Je vous laisse le mot de la fin si vous avez un message à faire passer à nos lecteurs.

Déjà un gros merci à toi, t’es une des seules personnes qui semble indéfectiblement dévoué à notre passion commune et ce depuis le début de Noiser, merci à Horns Up pour la fenêtre d’expression, et pour me laisser parler sans filtre.

Merci à tous les gens qui viennent aux concerts, qui payent leur place sans chicaner, qui ne demandent pas d’invitations une heure avant le début du show et qui continuent à acheter des disques.

Merci aux artistes, aux salles Toulousaines et aux bookers qui nous font confiance, je pense notamment à Charly Hibooking, Fred et Lorène de Garmonbozia, Nico et Kalchat de Rage Tour.

Merci à Soufiane « Papa » Djaffer Boss du Metronum à Toulouse, toujours prompt à donner des conseils et à nous éclairer.

J’aimerais dire un petit mot aussi pour un grand Monsieur qui nous a quitté Christophe Erhwein, fondateur de Kongfuzi, j’ai passé de longues heures à parler avec lui et à apprendre de son expérience incommensurable, grosse pensée pour l’équipe qui a la lourde tâche de continuer ce qu’il a commencé.

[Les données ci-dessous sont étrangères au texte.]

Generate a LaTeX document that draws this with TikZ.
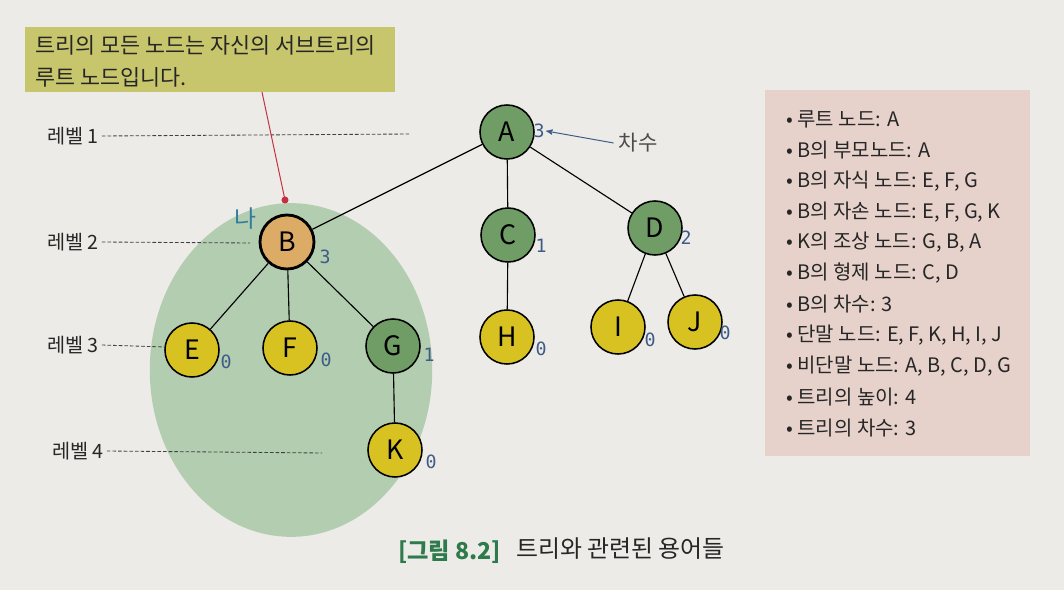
\documentclass[tikz,border=0pt]{standalone}
\usepackage{fontspec}
\setmainfont{Noto Sans CJK KR}
\newfontfamily\degfont{DejaVu Sans Mono}
\usetikzlibrary{arrows}

\definecolor{paper}{HTML}{ECEBE8}
\definecolor{bubble}{HTML}{B3CDB0}
\definecolor{inner}{HTML}{709C65}
\definecolor{leaf}{HTML}{D8C221}
\definecolor{subroot}{HTML}{DCAB66}
\definecolor{callbox}{HTML}{C8C66C}
\definecolor{listbox}{HTML}{E6D2CB}
\definecolor{degblue}{HTML}{3F5B88}
\definecolor{pinred}{HTML}{C3303E}
\definecolor{capgreen}{HTML}{2E7A4C}

\begin{document}
\begin{tikzpicture}[x=0.025cm,y=-0.025cm,>=stealth',
    tree node/.style={circle,draw,line width=1.1pt,minimum size=1.35cm,inner sep=0pt,font=\fontsize{19}{19}\selectfont},
    inner node/.style={tree node,fill=inner},
    leaf node/.style={tree node,fill=leaf},
    deg/.style={text=degblue,font=\degfont\fontsize{13}{13}\selectfont,inner sep=1pt},
    level label/.style={font=\fontsize{14}{14}\selectfont,text=black!85,inner sep=2pt},
    level line/.style={dash pattern=on 2.5pt off 1.5pt,line width=0.6pt,black!75},
    item/.style={anchor=west,font=\fontsize{14.2}{14.2}\selectfont,text=black!85,inner sep=0pt}]

  % paper
  \fill[paper] (0,0) rectangle (1064,590);

  % subtree bubble
  \fill[bubble] (291,370) ellipse [x radius=3.53cm, y radius=4.17cm];

  % levels
  \node[level label] (lv1) at (73,136) {레벨 1};
  \node[level label] (lv2) at (73,242) {레벨 2};
  \node[level label] (lv3) at (73,345) {레벨 3};
  \node[level label] (lv4) at (78,451) {레벨 4};
  \coordinate (lv1end) at (410,134);
  \coordinate (lv2end) at (250,243);
  \coordinate (lv3end) at (165,347);
  \coordinate (lv4end) at (322,453);
  \draw[level line] (lv1.east) -- (lv1end);
  \draw[level line] (lv2.east) -- (lv2end);
  \draw[level line] (lv3.east) -- (lv3end);
  \draw[level line] (lv4.east) -- (lv4end);

  % tree
  \node[inner node] (A) at (507,132) {A};
  \node[tree node,fill=subroot,line width=2pt] (B) at (287,242) {B};
  \node[inner node] (C) at (508,235) {C};
  \node[inner node] (D) at (655,228) {D};
  \node[leaf node] (E) at (192,350) {E};
  \node[leaf node] (F) at (290,348) {F};
  \node[inner node] (G) at (393,346) {G};
  \node[leaf node] (H) at (507,337) {H};
  \node[leaf node] (I) at (618,327) {I};
  \node[leaf node] (J) at (695,322) {J};
  \node[leaf node] (K) at (395,450) {K};

  \path[draw,line width=0.8pt]
        (A) edge (B) edge (C) edge (D)
        (B) edge (E) edge (F) edge (G)
        (G) edge (K)
        (C) edge (H)
        (D) edge (I) edge (J);

  % degrees
  \node[deg] (degA) at (539,131) {3};
  \node[deg] (degB) at (325,257) {3};
  \node[deg] (degC) at (541,246) {1};
  \node[deg] (degD) at (686,238) {2};
  \node[deg] (degE) at (226,362) {0};
  \node[deg] (degF) at (326,360) {0};
  \node[deg] (degG) at (429,355) {1};
  \node[deg] (degH) at (541,349) {0};
  \node[deg] (degI) at (650,340) {0};
  \node[deg] (degJ) at (725,333) {0};
  \node[deg] (degK) at (431,462) {0};

  \node[font=\fontsize{15}{15}\selectfont,text=black!70] (chasu) at (638,143) {차수};
  \draw[->,degblue,line width=0.7pt] (chasu.west) -- (degA.east);

  \node[text=degblue!80!cyan,font=\fontsize{17}{17}\selectfont] (na) at (245,219) {나};

  % callout
  \fill[callbox] (25,27) rectangle (395,92);
  \node[anchor=north west,align=left,inner sep=0pt,text=black!85,
        font=\fontsize{15.5}{23}\selectfont] (note) at (35,35)
        {트리의 모든 노드는 자신의 서브트리의\\루트 노드입니다.};
  \coordinate (pinBase) at (262,92);
  \coordinate (pinTip) at (285,200);
  \draw[pinred,line width=0.7pt] (pinBase) -- (pinTip);
  \fill[pinred] (pinTip) circle [radius=2.5pt];

  % terms
  \fill[listbox] (765,90) rectangle (1030,456);
  \foreach \txt [count=\i from 0] in {루트 노드: A,
      B의 부모노드: A,
      {B의 자식 노드: E, F, G},
      {B의 자손 노드: E, F, G, K},
      {K의 조상 노드: G, B, A},
      {B의 형제 노드: C, D},
      B의 차수: 3,
      {단말 노드: E, F, K, H, I, J},
      {비단말 노드: A, B, C, D, G},
      트리의 높이: 4,
      트리의 차수: 3}
    \node[item] (item\i) at (786,{119+30.9*\i}) {• \txt};

  % caption
  \node[anchor=west,inner sep=0pt,text=capgreen,font=\bfseries\fontsize{16.5}{16.5}\selectfont] (capnum) at (398,552) {[그림 8.2]};
  \node[anchor=west,inner sep=0pt,text=black!85,font=\fontsize{17}{17}\selectfont] (captxt) at (516,549) {트리와 관련된 용어들};
\end{tikzpicture}
\end{document}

Ce qu’on essaye d’accomplir n’a pas vraiment de but si ce n’est de se faire plaisir et de vous faire plaisir, alors parfois on se plante, comme quand on ne choisit pas le bon cadeau pour un pote, mais c’est l’intention qui compte et qu’on fasse 70 ou 400 entrées le plus important c’est ce qui se passe sur scène… et au bar…

Puisque je parle en mon nom, je voudrais dire un putain de merci aux 10 personnes qui travaillent avec moi chez Noiser, Céline, Elise, Nash, Kdy, Rachel, Guillaume, Jérémie « the Amazing », Alexandre « El Molestador »,  Clément et Pierrick (pour supporter le QG d’une asso chez toi), sans vous Noiser n’est rien,  nous avons fait 60 concerts en 5 ans, et ça n’est que le début. Mention spéciale aux deux membres fondateurs légendaires de Noiser : Rk et Lisa.

 

Merci donc à Niko pour son temps, sa disponibilité et son engagement sur la scène ancré dans des valeurs profondément humaines.